= RAW RECORDS =
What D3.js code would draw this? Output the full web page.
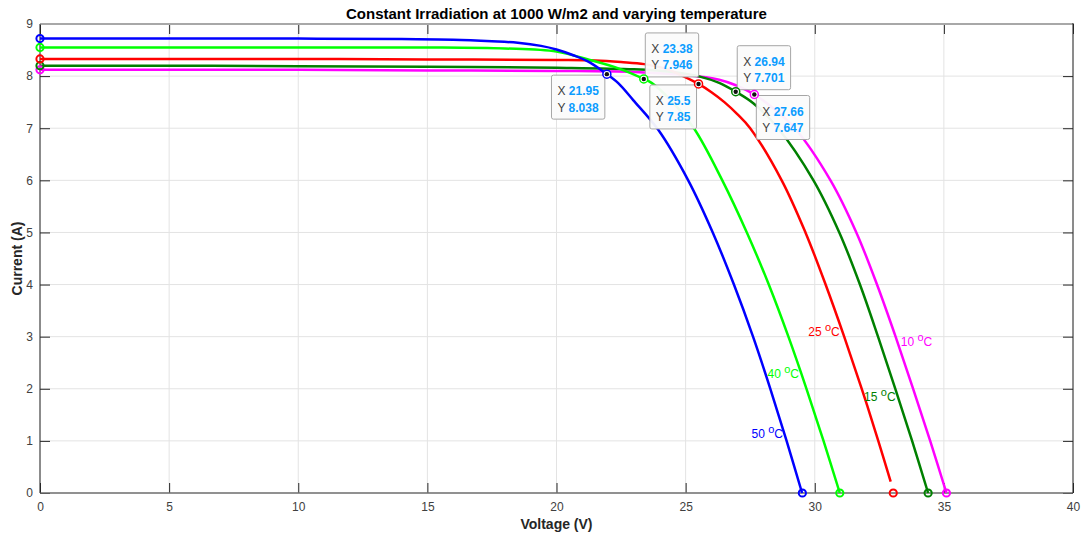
---
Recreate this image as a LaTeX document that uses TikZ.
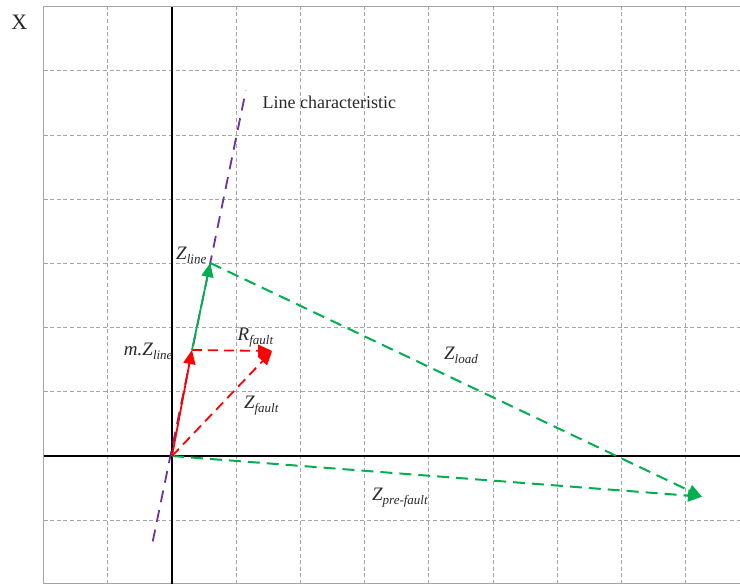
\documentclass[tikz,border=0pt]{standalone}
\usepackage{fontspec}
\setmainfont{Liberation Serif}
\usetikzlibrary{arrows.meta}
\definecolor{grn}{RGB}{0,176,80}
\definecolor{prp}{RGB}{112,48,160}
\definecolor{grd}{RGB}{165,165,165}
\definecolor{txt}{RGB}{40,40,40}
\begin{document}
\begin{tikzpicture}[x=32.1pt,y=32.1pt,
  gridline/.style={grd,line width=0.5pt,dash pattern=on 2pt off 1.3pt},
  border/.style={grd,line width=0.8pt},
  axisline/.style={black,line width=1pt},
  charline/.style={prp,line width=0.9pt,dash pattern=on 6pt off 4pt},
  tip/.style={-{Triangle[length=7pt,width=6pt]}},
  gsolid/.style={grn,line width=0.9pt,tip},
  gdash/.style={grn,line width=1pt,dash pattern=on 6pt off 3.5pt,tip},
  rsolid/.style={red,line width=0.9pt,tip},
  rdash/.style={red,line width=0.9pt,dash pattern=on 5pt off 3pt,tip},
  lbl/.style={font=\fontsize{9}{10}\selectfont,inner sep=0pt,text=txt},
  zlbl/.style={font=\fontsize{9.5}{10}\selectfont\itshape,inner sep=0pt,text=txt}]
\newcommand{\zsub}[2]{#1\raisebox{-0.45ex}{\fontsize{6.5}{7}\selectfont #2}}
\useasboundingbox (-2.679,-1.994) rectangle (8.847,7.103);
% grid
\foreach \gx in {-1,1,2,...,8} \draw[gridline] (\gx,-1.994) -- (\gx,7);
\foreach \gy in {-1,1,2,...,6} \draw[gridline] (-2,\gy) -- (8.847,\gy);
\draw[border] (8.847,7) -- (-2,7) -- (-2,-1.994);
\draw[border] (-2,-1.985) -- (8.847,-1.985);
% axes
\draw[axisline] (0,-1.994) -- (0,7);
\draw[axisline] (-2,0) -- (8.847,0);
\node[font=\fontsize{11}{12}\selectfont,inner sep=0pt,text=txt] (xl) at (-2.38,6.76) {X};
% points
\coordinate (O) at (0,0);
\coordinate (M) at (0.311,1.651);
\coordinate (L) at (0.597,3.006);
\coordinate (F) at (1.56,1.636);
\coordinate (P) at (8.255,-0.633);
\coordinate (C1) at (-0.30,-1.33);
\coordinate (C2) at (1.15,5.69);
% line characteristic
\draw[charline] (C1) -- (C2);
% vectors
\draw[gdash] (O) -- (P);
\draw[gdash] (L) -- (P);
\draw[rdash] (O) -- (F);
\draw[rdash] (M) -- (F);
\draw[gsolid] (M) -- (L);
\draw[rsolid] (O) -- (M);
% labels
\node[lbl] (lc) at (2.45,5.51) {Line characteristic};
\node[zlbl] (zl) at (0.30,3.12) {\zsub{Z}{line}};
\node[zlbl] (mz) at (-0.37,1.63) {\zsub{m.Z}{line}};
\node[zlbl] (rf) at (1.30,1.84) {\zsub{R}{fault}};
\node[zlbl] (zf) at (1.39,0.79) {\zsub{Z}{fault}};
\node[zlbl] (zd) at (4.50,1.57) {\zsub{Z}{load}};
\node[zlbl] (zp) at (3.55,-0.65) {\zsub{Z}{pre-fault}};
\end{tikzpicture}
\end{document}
...
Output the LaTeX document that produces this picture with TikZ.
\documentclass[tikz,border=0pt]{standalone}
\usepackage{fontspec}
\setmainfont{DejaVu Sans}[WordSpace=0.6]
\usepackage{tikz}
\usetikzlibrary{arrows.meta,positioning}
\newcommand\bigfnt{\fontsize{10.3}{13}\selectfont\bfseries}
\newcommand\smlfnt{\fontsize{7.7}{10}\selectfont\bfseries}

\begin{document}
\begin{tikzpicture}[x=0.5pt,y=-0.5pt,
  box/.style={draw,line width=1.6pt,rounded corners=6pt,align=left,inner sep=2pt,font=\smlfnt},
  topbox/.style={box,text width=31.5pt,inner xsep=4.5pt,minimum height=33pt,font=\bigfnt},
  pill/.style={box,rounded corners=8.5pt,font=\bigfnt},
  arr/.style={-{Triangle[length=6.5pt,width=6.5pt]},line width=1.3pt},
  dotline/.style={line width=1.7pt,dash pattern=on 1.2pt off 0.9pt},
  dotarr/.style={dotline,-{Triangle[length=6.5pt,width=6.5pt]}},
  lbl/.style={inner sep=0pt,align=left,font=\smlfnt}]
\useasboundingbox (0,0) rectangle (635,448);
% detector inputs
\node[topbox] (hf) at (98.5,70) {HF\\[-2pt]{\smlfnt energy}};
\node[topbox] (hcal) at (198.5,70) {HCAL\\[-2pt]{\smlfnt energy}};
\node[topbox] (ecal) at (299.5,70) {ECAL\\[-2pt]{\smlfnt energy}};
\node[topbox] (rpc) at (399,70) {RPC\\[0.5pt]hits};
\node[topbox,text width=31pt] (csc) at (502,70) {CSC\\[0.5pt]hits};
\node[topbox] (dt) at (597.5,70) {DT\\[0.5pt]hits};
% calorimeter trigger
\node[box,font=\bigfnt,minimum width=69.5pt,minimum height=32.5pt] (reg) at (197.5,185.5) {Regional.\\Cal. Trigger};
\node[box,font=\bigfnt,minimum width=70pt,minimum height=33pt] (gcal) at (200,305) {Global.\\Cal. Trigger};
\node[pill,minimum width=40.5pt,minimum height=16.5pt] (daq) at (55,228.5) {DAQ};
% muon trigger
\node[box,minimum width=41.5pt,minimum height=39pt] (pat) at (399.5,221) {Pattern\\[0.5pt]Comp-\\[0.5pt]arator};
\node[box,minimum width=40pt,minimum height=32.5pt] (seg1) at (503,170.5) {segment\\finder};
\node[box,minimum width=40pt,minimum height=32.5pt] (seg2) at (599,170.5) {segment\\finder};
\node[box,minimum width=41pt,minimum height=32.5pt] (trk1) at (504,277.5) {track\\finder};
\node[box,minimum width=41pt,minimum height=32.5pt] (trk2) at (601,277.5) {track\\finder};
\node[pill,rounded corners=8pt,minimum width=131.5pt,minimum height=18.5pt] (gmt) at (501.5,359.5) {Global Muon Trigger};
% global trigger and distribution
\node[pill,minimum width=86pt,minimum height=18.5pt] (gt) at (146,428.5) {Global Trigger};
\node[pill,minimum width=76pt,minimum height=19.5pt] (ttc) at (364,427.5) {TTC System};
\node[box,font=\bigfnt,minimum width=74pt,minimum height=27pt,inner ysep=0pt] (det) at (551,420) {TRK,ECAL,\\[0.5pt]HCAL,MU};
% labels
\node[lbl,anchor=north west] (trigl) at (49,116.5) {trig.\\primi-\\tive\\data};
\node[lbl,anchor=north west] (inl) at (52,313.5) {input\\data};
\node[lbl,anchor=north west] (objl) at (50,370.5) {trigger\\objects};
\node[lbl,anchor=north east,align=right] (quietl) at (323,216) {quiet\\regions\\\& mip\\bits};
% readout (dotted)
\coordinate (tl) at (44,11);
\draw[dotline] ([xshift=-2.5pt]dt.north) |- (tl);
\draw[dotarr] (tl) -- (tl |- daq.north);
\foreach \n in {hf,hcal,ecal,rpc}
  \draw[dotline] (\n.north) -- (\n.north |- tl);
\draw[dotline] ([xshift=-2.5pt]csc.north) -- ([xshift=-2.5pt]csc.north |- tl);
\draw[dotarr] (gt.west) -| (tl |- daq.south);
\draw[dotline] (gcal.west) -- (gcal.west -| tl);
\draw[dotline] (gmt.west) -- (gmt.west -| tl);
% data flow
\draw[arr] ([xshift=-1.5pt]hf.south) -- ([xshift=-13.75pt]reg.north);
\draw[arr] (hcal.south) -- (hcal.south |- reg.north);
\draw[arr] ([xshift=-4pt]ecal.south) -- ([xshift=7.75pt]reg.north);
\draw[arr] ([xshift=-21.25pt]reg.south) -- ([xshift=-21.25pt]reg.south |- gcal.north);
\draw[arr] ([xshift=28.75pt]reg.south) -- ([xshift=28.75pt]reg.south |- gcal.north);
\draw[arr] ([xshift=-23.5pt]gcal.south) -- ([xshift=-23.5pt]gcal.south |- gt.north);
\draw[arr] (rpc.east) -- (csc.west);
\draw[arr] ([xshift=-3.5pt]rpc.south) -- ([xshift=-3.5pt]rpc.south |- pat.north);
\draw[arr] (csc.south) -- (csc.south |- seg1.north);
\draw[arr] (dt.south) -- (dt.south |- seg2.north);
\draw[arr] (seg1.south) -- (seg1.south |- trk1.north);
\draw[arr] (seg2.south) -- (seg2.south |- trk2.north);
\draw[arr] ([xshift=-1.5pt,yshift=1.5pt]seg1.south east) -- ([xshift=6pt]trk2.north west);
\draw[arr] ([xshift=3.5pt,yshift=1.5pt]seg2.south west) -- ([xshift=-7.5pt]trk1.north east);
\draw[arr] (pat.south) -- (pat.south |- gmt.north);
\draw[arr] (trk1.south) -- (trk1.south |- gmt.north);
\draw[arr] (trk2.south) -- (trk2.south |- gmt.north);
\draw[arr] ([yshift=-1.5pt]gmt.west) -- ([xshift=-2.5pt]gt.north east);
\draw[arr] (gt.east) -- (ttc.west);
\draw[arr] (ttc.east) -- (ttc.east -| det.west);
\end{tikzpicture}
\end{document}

= WHAT TO WORK ON =
Look above for every line with the word "that" and copy it.

= TASK RESULT =
Recreate this image as a LaTeX document that uses TikZ.
Output the LaTeX document that produces this picture with TikZ.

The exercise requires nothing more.